- Born: 28 January 1881 Steckborn, Switzerland
- Died: 6 August 1949 (aged 68) Sigriswil, Switzerland
- Military career
- Allegiance: Switzerland
- Branch: Swiss Army
- Rank: Corps commander
- Commands: Chief of the General Staff (1936–1939) Chief of the Army Staff (1939–1940) 4th Army Corps (1940–1947)

= Jakob Labhart =

Swiss army officer (1881–1949)

Jakob Labhart (28 January 1881 – 6 August 1949), also spelled Jakob Labhardt, was a Swiss army officer who served as chief of the general staff from 1936 and as chief of the army staff at the outbreak of the Second World War, before commanding the 4th Army Corps from 1940 to 1947.

== Biography ==

Labhart was born on 28 January 1881 in Steckborn, the son of Jacob Hermann Labhart, a physician and farmer, and Lisette Bauer. In 1907 he married Gertrud Eggemann, daughter of the dentist Konrad Eggemann; the marriage was dissolved in 1932, and he later married Anna Maria Wecker. He studied at the polytechnic schools of Charlottenburg and Munich.

Labhart served as an artillery instruction officer from 1905 to 1916, including training with the Prussian field artillery regiment at Altona in 1907–1908, and became a general staff officer in 1916. From 1916 to 1921 he headed the wages office at the shoe manufacturer Bally, and from 1921 to 1924 he was deputy director of the Federal Labour Office.

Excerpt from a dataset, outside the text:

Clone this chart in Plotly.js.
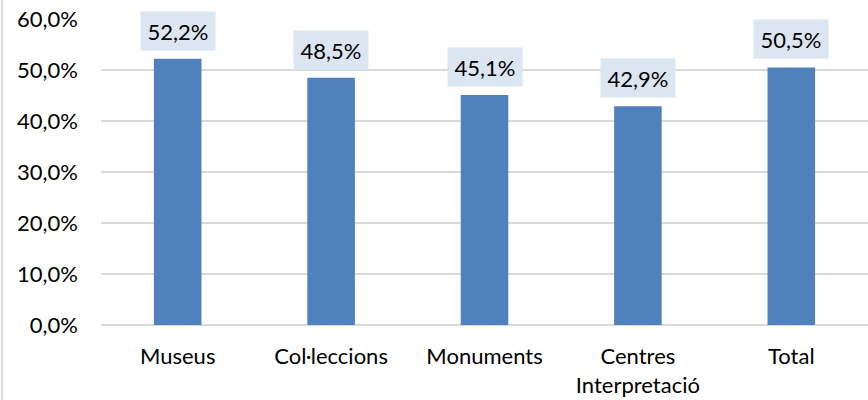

He commanded an artillery regiment (1923–1924), was promoted to colonel in 1930, commanded the 4th artillery brigade (1930–1931), served as chief of staff of the 2nd Army Corps (1932), and commanded the 13th infantry brigade (1932–1934).

As head of the transport section of the general staff from 1925 to 1934, Labhart oversaw the railway, staging, and motor vehicle services, and was responsible for the motorization carried out under the 1924 troop organization. As a divisional commander and head of the cavalry arm (1935–1936), he prepared the merger of the mobile formations—dragoons, cyclists, and motorized troops—into a single arm known as the "light troops." In May 1936 he became deputy chief of the general staff, and in August chief of the general staff and a corps commander, with the divisional commander Jakob Huber as his deputy.

In 1939 Labhart was appointed chief of the army staff (the designation of the general staff in active service), in which capacity he drew up the neutrality deployment adopted by the army that September. The decision of General Henri Guisan to give priority to defending against a German invasion created tensions between the commander-in-chief and Labhart, who was not informed of the Franco-Swiss staff talks conducted by representatives of the commander-in-chief. At the beginning of January 1940, Guisan appointed him commander of the new 4th Army Corps—a post he held until 1947—and named Huber to succeed him at the army staff, although Labhart officially retained his function as chief of the general staff.

A follower of General Ulrich Wille and a gifted tactician of resolute character, Labhart was hampered by his lack of interpersonal skill and by his admiration for the German Wehrmacht and its methods.